5 minutes of BGP instability after leap second (posted 2015-07-06)
This July 30th, at 23:59:60, a leap second was added to Coordinated Universal Time (UTC). Dyn Research posted the following graph on Twitter that shows there was significant BGP update instability for five minutes after the leap second occurred:
Unfortunately, it's not clear why this happened. However, leap seconds have triggered all kinds of mishaps in the past. They're basically miniature Y2K problems. Time and time again, software engineers show that they can't be trusted to take corner cases into account properly.
This does remind me of a situation about a decade ago, where I had a customer that experienced BGP instability every night at the same time. They used Quagga running on Linux machines. We couldn't figure out what the problem was, until we realized that at that very moment, the ntpdate command was run from the cron. ntpdate synchronizes the system clock with an NTP server. As the machine in question had a very poor system clock, this meant that the system's time was adjusted a lot every night, I think a minute or more, but definitely more than 30 seconds.
Which meant that if Quagga had gotten a BGP keepalive message 8 seconds earlier, it now thought that was 38 seconds ago. If BGP is configured with a hold time of 30 seconds, this means that Quagga now thinks the other side has been quiet for longer than the hold time and it'll tear down the BGP session.

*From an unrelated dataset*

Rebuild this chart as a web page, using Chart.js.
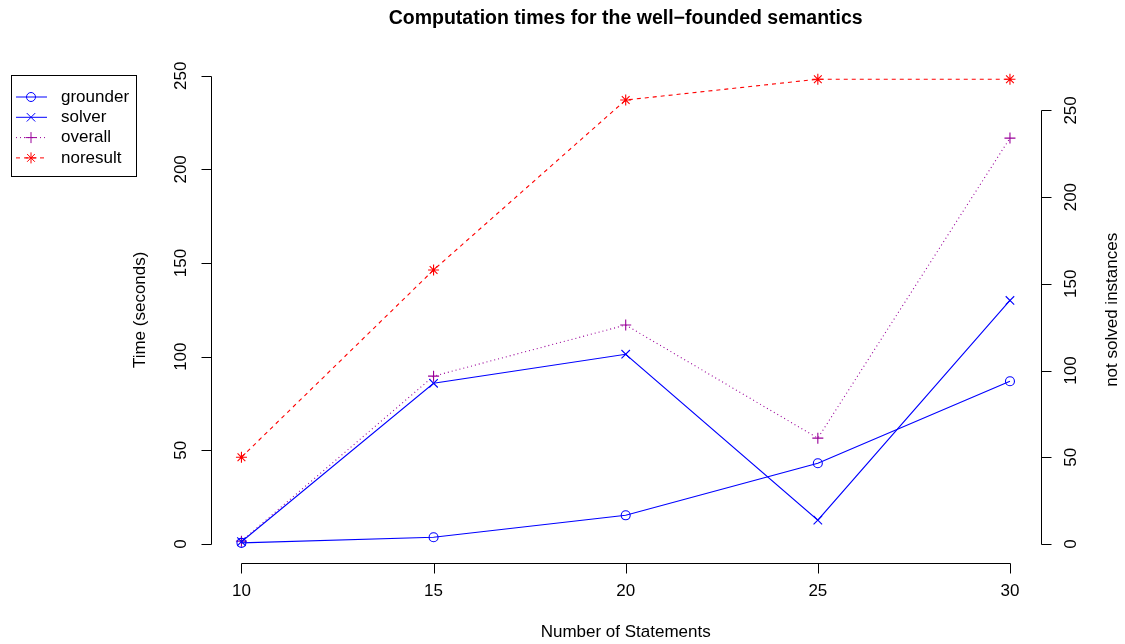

This is what happened every night for a bunch of BGP sessions. We solved this by running the NTP daemon continuously, so there was never a big adjustment in system time. (Alternatively, just letting the time drift would also have worked.)
The minimum BGP hold time is 3 seconds, so adjusting for an (improperly handled) leap second shouldn't be able to make BGP think the hold time for a session is expired. However, there could be bug somewhere else that impacted BGP.
I'm not sure whether these kinds of issues are a good argument in favor of abandoning leap seconds, as the bugs won't go away, they'll just show up at a less predictable time. But I don't like the current leap second practice, as they're unpredictable, and you can't calculate the time difference in seconds between two dates without taking the entire list of leap seconds into account. I think it would be better to save the leap seconds up and apply them all at the end of a century.